A battery isolator is an electrical device that divides direct current (DC) into multiple branches and only allows current in one direction in each branch.  The primary benefit of such an arrangement is the ability to simultaneously charge more than one battery from a single power source (e.g., an alternator) without connecting the battery terminals together in parallel.

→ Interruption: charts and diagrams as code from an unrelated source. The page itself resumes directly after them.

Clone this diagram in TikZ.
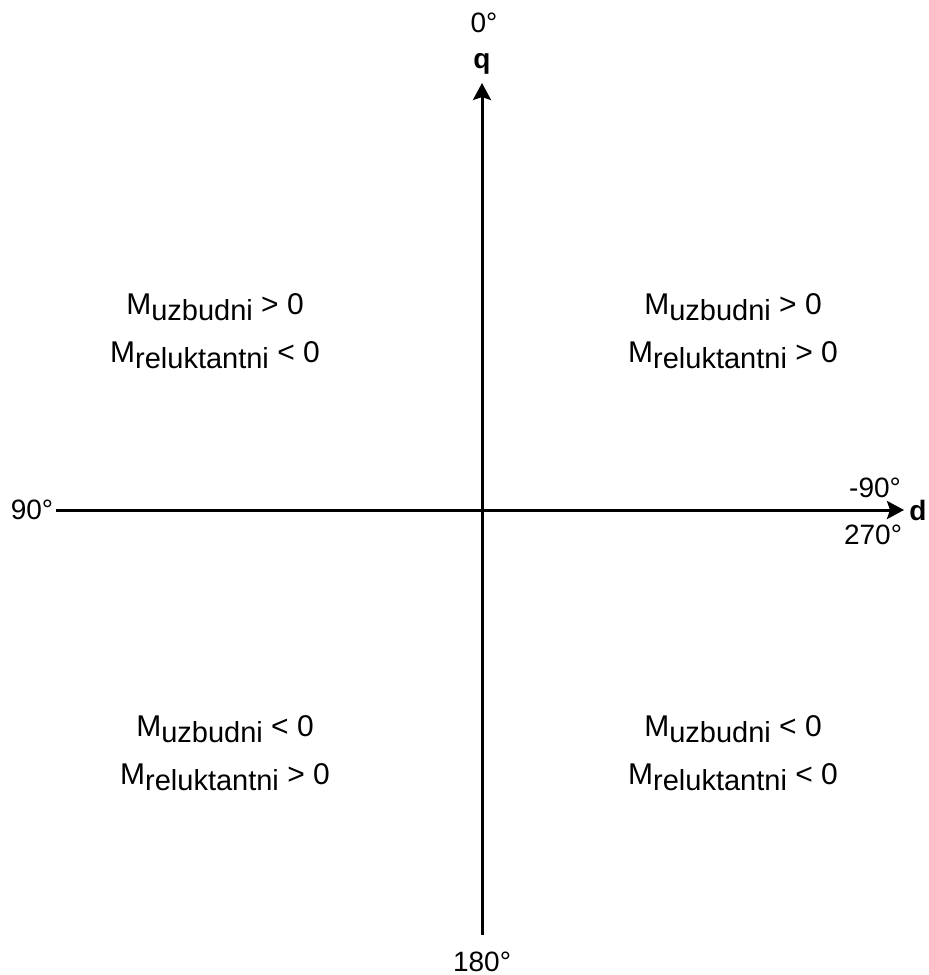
\documentclass[tikz,border=0pt]{standalone}
\usepackage{fontspec}
\setmainfont{Liberation Sans}
\usetikzlibrary{arrows.meta}
\tikzset{
  axis/.style={line width=1.5pt},
  lbl/.style={font=\fontsize{14}{17}\selectfont, inner sep=0pt},
  quad/.style={font=\fontsize{15}{24}\selectfont, align=center, inner sep=0pt}
}
\newcommand{\msub}[1]{M\raisebox{-3.2pt}{\fontsize{14.5}{17}\selectfont #1}}
\begin{document}
\begin{tikzpicture}[x=0.5pt,y=-0.5pt,>={Stealth[length=8.5pt,width=9pt,inset=1.5pt]}]
            \useasboundingbox (0,0) rectangle (928,975);
            \coordinate (west) at (56,510);
            \coordinate (east) at (904,510);
            \coordinate (south) at (482,935);
            \coordinate (north) at (482,83);
            \draw[axis,->] (west) -- (east);
            \draw[axis,->] (south) -- (north);
            % axis labels
            \node[lbl,font=\fontsize{14}{17}\selectfont\bfseries] (q) at (482,64) {q};
            \node[lbl] (deg0) at (484,23) {0°};
            \node[lbl,font=\fontsize{14}{17}\selectfont\bfseries] (d) at (918,510) {d};
            \node[lbl] (deg90) at (32,510) {90°};
            \node[lbl] (degm90) at (875,488) {-90°};
            \node[lbl] (deg270) at (873,535) {270°};
            \node[lbl] (deg180) at (482,962) {180°};
            % quadrants
            \node[quad] (ql) at (215,331) {\msub{uzbudni} > 0\\\msub{reluktantni} < 0};
            \node[quad] (qr) at (733,331) {\msub{uzbudni} > 0\\\msub{reluktantni} > 0};
            \node[quad] (bl) at (225,753) {\msub{uzbudni} < 0\\\msub{reluktantni} > 0};
            \node[quad] (br) at (733,753) {\msub{uzbudni} < 0\\\msub{reluktantni} < 0};
        \end{tikzpicture}
\end{document}
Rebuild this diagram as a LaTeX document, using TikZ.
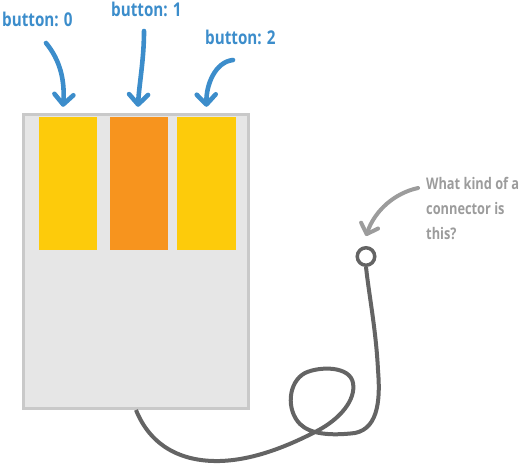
\documentclass[tikz,border=0pt]{standalone}
\usepackage{fontspec}
\usetikzlibrary{arrows.meta}
\newfontfamily\notefont[FakeStretch=0.8]{Open Sans}
\definecolor{noteblue}{HTML}{3C8DCB}
\definecolor{notegray}{HTML}{9C9C9C}
\definecolor{cablegray}{HTML}{646464}
\definecolor{bodyfill}{HTML}{E6E6E6}
\definecolor{bodyline}{HTML}{C9C9C9}
\definecolor{btnyellow}{HTML}{FDCB0B}
\definecolor{btnorange}{HTML}{F7941E}
\tikzset{
  btnlabel/.style={anchor=base west, inner sep=0pt, text=noteblue, font=\notefont\bfseries\fontsize{19}{22}\selectfont},
  bluearrow/.style={noteblue, line width=4.6pt, line cap=round, -{Straight Barb[length=10pt, width=19pt, round]}},
  btnbox/.style={inner sep=0pt, minimum height=133pt}
}

\begin{document}
\begin{tikzpicture}[x=1pt, y=-1pt]
\useasboundingbox (0,0) rectangle (519,465);
% mouse body and buttons
\node[draw=bodyline, fill=bodyfill, line width=3pt, inner sep=0pt, minimum width=225pt, minimum height=294pt] (body) at (136,261.5) {};
\node[btnbox, fill=btnyellow, minimum width=58pt] (btn0) at (68,183.5) {};
\node[btnbox, fill=btnorange, minimum width=58pt] (btn1) at (139,183.5) {};
\node[btnbox, fill=btnyellow, minimum width=59pt] (btn2) at (206.5,183.5) {};
% labels
\node[btnlabel] (lbl0) at (2,27) {button: 0};
\node[btnlabel] (lbl1) at (111,17) {button: 1};
\node[btnlabel] (lbl2) at (205,45) {button: 2};
\coordinate (tail0) at (46,43);
\coordinate (tail1) at (144,31);
\coordinate (tail2) at (233,60);
\draw[bluearrow] (tail0) .. controls (60,60) and (65,80) .. ([xshift=-5pt, yshift=10pt]btn0.north);
\draw[bluearrow] (tail1) .. controls (144,60) and (139,85) .. ([xshift=-1pt, yshift=10pt]btn1.north);
\draw[bluearrow] (tail2) .. controls (215,62) and (206,85) .. ([yshift=10pt]btn2.north);
% connector and cable
\node[draw=cablegray, line width=3.5pt, circle, inner sep=0pt, minimum size=17.5pt, fill=white] (plug) at (366,256.5) {};
\draw[cablegray, line width=4pt] (body.south)
  .. controls (150,445) and (180,462) .. (220,461)
  .. controls (255,460) and (290,445) .. (317,431)
  .. controls (340,419) and (356,400) .. (353,383)
  .. controls (350,366) and (320,366) .. (305,373)
  .. controls (288,382) and (286,410) .. (300,424)
  .. controls (310,434) and (330,436) .. (355,433)
  .. controls (380,428) and (380,395) .. (378,370)
  .. controls (376,330) and (369,295) .. (plug.south);
% question
\node[anchor=base west, inner sep=0pt, align=left, text=notegray, font=\notefont\bfseries\fontsize{16}{25}\selectfont] (question) at (426,239) {What kind of a\\connector is\\this?};
\coordinate (qtail) at (418,188);
\draw[notegray, line width=4pt, line cap=round, -{Straight Barb[length=9pt, width=18pt, round]}] (qtail) .. controls (395,193) and (375,210) .. ([yshift=10pt]plug.north);
\end{tikzpicture}
\end{document}
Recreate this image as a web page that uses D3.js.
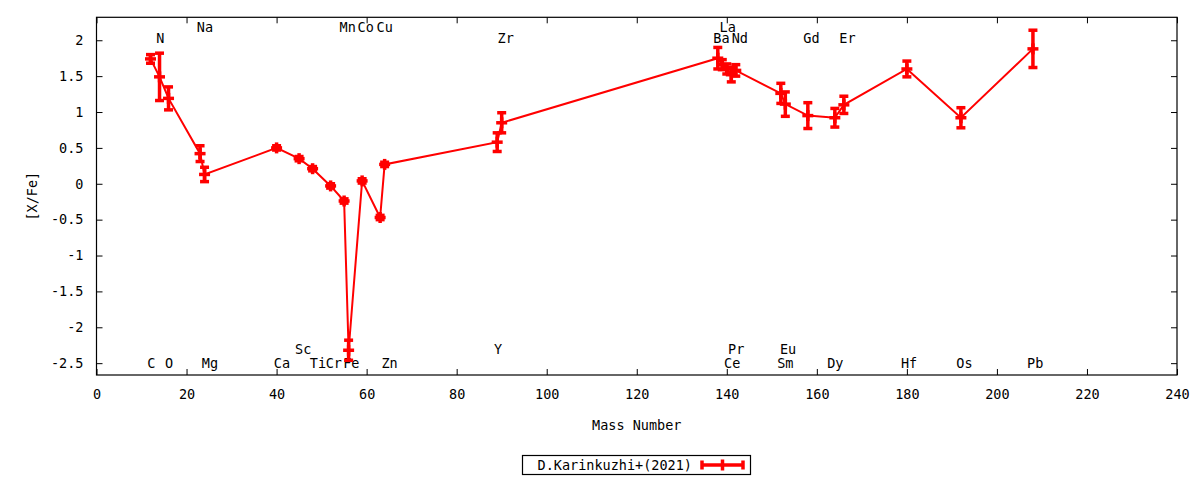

Advantages and disadvantages
This is beneficial because a weak or dead battery will drain the charge from a strong battery if both are connected directly together.  The disadvantage to an isolator is added cost and complexity, and if a diode-type isolator is used (which is very common) there is additional voltage drop in the circuit between the charging source and the batteries.

Uses
Battery isolators are commonly used on recreational vehicles, boats, utility vehicles, airplanes, and large trucks where one battery is dedicated to starting and running the engine and another battery or batteries run accessory loads (e.g., winches, radar, instruments, etc.).  A battery isolator helps to ensure that the starting battery has sufficient power to start the engine and recharge the batteries if, for example, loads on the auxiliary battery (e.g., refrigerator or navigation lights) cause it to be drained, or if an auxiliary battery fails.  Isolators are also used in vehicles with large, high-power car stereos and off road vehicles to accommodate high current loads such as a recovery winch.

Components
Several technologies have been used to achieve control of DC in this manner: silicon rectifier packages, Schottky rectifier packages, MOSFET rectifier packages, and conventional mechanical relays.